## [Task requirements]
Set down, please, exactly the lines below that run from the line with "Output the LaTeX" to the line with "(b4) at (98,383)", both lines included.

## [Data records]
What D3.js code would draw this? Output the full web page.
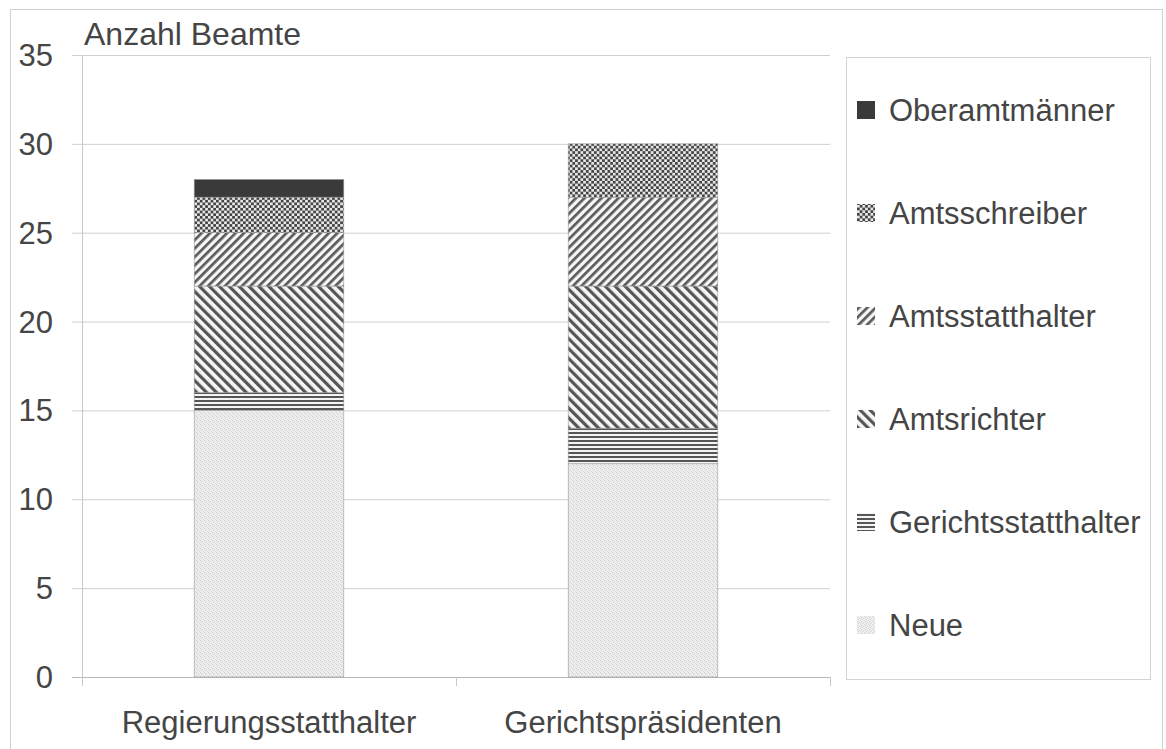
---
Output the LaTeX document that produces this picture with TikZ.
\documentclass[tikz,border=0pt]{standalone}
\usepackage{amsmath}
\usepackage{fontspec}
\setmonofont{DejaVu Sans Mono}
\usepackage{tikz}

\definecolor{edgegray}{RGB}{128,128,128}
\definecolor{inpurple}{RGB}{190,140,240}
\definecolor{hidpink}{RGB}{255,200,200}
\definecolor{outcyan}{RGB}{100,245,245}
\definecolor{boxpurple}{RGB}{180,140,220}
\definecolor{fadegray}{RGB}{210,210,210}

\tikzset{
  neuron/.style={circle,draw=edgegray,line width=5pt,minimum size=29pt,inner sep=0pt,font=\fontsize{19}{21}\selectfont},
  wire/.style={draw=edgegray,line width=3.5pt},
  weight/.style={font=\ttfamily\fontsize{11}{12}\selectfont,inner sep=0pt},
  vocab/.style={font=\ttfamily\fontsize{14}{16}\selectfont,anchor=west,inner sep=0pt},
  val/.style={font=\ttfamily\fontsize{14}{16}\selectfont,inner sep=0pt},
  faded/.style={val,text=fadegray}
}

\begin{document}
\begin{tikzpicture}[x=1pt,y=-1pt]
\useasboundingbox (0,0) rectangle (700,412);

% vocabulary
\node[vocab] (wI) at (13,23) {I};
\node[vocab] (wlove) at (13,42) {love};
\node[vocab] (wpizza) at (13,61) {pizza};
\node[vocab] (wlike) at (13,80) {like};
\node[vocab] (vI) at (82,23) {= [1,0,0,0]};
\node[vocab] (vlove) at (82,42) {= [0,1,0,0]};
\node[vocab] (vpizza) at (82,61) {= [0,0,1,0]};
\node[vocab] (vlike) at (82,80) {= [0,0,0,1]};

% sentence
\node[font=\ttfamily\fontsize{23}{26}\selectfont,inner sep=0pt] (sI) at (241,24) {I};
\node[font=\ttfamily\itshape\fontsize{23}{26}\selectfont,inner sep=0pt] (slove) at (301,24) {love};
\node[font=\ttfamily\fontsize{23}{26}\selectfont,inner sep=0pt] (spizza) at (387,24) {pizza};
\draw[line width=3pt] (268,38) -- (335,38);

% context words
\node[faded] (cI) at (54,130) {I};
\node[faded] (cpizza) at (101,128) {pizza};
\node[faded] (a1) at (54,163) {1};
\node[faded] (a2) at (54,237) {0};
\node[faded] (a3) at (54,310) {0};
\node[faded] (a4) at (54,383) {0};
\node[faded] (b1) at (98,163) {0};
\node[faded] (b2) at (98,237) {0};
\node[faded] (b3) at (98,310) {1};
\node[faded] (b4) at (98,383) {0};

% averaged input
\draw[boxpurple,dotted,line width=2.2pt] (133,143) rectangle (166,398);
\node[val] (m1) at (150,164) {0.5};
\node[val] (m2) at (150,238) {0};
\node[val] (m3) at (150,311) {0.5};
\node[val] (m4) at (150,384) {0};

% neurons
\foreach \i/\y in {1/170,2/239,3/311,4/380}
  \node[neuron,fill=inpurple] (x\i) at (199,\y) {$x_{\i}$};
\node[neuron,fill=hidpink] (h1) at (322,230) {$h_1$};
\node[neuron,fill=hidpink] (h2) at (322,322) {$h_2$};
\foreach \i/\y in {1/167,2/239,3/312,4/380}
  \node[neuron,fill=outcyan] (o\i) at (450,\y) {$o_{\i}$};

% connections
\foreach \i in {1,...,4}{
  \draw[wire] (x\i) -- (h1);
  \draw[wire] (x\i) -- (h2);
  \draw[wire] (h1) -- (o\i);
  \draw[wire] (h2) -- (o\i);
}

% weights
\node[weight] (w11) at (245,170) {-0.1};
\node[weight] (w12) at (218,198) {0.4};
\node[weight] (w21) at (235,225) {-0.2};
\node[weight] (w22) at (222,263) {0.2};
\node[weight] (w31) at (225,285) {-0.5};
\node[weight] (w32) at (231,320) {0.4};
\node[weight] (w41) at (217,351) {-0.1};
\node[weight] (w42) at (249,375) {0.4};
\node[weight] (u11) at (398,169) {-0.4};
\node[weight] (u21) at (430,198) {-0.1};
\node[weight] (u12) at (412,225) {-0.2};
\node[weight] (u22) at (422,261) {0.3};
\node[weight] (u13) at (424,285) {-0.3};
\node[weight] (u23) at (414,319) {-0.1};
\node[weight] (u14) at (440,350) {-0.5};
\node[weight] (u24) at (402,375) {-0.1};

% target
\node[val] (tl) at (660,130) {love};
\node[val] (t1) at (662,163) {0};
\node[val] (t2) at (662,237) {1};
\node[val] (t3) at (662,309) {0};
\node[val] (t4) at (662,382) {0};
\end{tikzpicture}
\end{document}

## [Output]
Output the LaTeX document that produces this picture with TikZ.
\documentclass[tikz,border=0pt]{standalone}
\usepackage{amsmath}
\usepackage{fontspec}
\setmonofont{DejaVu Sans Mono}
\usepackage{tikz}

\definecolor{edgegray}{RGB}{128,128,128}
\definecolor{inpurple}{RGB}{190,140,240}
\definecolor{hidpink}{RGB}{255,200,200}
\definecolor{outcyan}{RGB}{100,245,245}
\definecolor{boxpurple}{RGB}{180,140,220}
\definecolor{fadegray}{RGB}{210,210,210}

\tikzset{
  neuron/.style={circle,draw=edgegray,line width=5pt,minimum size=29pt,inner sep=0pt,font=\fontsize{19}{21}\selectfont},
  wire/.style={draw=edgegray,line width=3.5pt},
  weight/.style={font=\ttfamily\fontsize{11}{12}\selectfont,inner sep=0pt},
  vocab/.style={font=\ttfamily\fontsize{14}{16}\selectfont,anchor=west,inner sep=0pt},
  val/.style={font=\ttfamily\fontsize{14}{16}\selectfont,inner sep=0pt},
  faded/.style={val,text=fadegray}
}

\begin{document}
\begin{tikzpicture}[x=1pt,y=-1pt]
\useasboundingbox (0,0) rectangle (700,412);

% vocabulary
\node[vocab] (wI) at (13,23) {I};
\node[vocab] (wlove) at (13,42) {love};
\node[vocab] (wpizza) at (13,61) {pizza};
\node[vocab] (wlike) at (13,80) {like};
\node[vocab] (vI) at (82,23) {= [1,0,0,0]};
\node[vocab] (vlove) at (82,42) {= [0,1,0,0]};
\node[vocab] (vpizza) at (82,61) {= [0,0,1,0]};
\node[vocab] (vlike) at (82,80) {= [0,0,0,1]};

% sentence
\node[font=\ttfamily\fontsize{23}{26}\selectfont,inner sep=0pt] (sI) at (241,24) {I};
\node[font=\ttfamily\itshape\fontsize{23}{26}\selectfont,inner sep=0pt] (slove) at (301,24) {love};
\node[font=\ttfamily\fontsize{23}{26}\selectfont,inner sep=0pt] (spizza) at (387,24) {pizza};
\draw[line width=3pt] (268,38) -- (335,38);

% context words
\node[faded] (cI) at (54,130) {I};
\node[faded] (cpizza) at (101,128) {pizza};
\node[faded] (a1) at (54,163) {1};
\node[faded] (a2) at (54,237) {0};
\node[faded] (a3) at (54,310) {0};
\node[faded] (a4) at (54,383) {0};
\node[faded] (b1) at (98,163) {0};
\node[faded] (b2) at (98,237) {0};
\node[faded] (b3) at (98,310) {1};
\node[faded] (b4) at (98,383) {0};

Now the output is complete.